For public IPs, there are some additional problems. On most Linux distro's
accept_ra=2 sysctl must be set on the correct interfaces. And since the interface name depends on distro and instance type, this is a bit tricky. On Ubunutu, this is not need because Systemd has taken over a lot of the kernel responsibilities in this area. Systemd is not without bugs though, so when IPv6 single-address DHCPv6 is mixed with prefix delegation, DHCPv6 breaks. Hopefully this fix will make it into Ubuntu soon. Cilium works around this issue, but all other CNIs lose Node connectivity about 5 min after kOps configuration has finished.
Then there are various important apps that do not understand IPv6 well. Many will try to talk to the IPv4 metadata API, for example. If you are lucky, the application use a new version of the AWS SDK so you can set
One of the benefits I mentioned above was using Pods as targets for load balancers. This is a feature that AWS Load Balancer Controller supports. But alas! AWS has two endpoints for the EC2 API. A single-stack IPv4 endpoint at
ec2.<region>.amazonaws.com and a dual-stack one at https://api.ec2.eu-west-1.aws`. The SDK will use the former unless configured in code to use something else, and this is not currently possible. There is a pull request for this, but that only brings you to the next component. And if you want to use Cluster Autocaler you are also out of luck because AWS doesn't provide a dual-stack endpoint of the autoscaling API at all.

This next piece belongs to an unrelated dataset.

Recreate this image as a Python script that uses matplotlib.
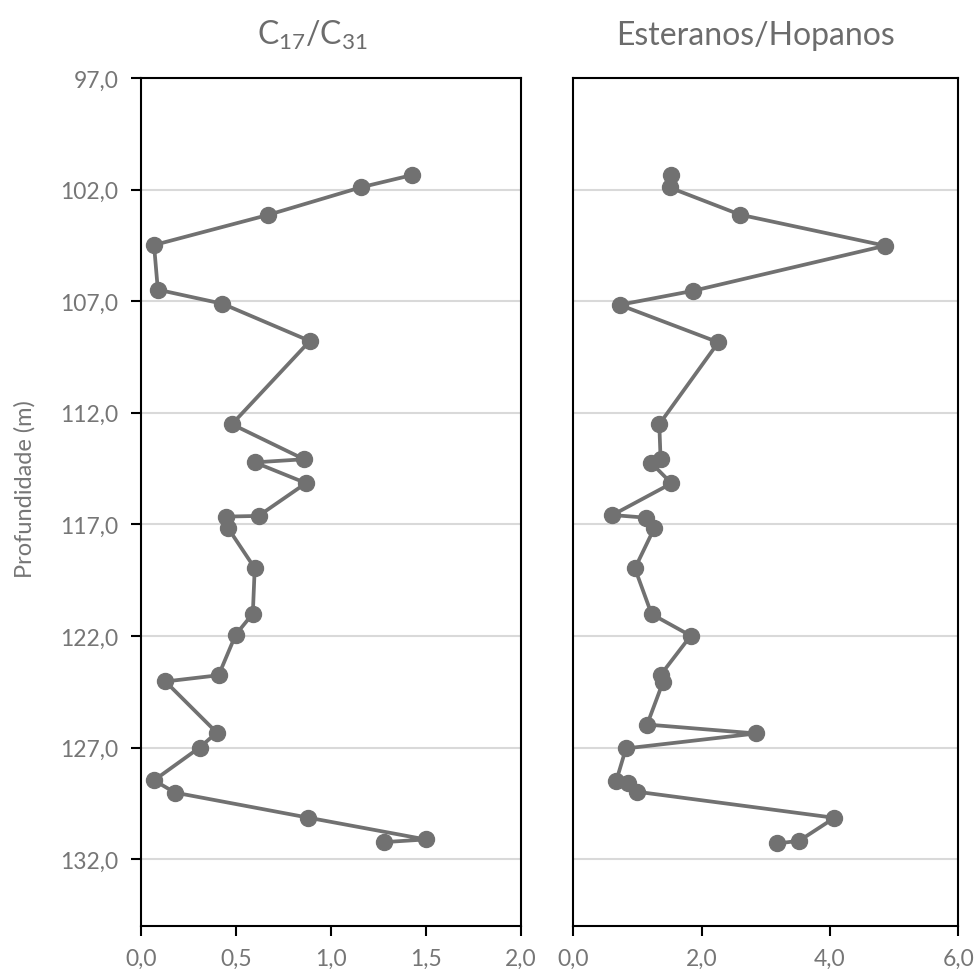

Even if IPv6 worked perfectly on cluster level, and AWS provides dual-stack endpoints for all their APIs, you would probably need to talk to other resources that only provides IPv4 IPs. In order to reach those, AWS would have to provide DNS64/NAT64, which can allow resources with single-stack IPv6 addresses to talk to resources with single-stack IPv4 addresses.
Hopefully support for this will be available soon.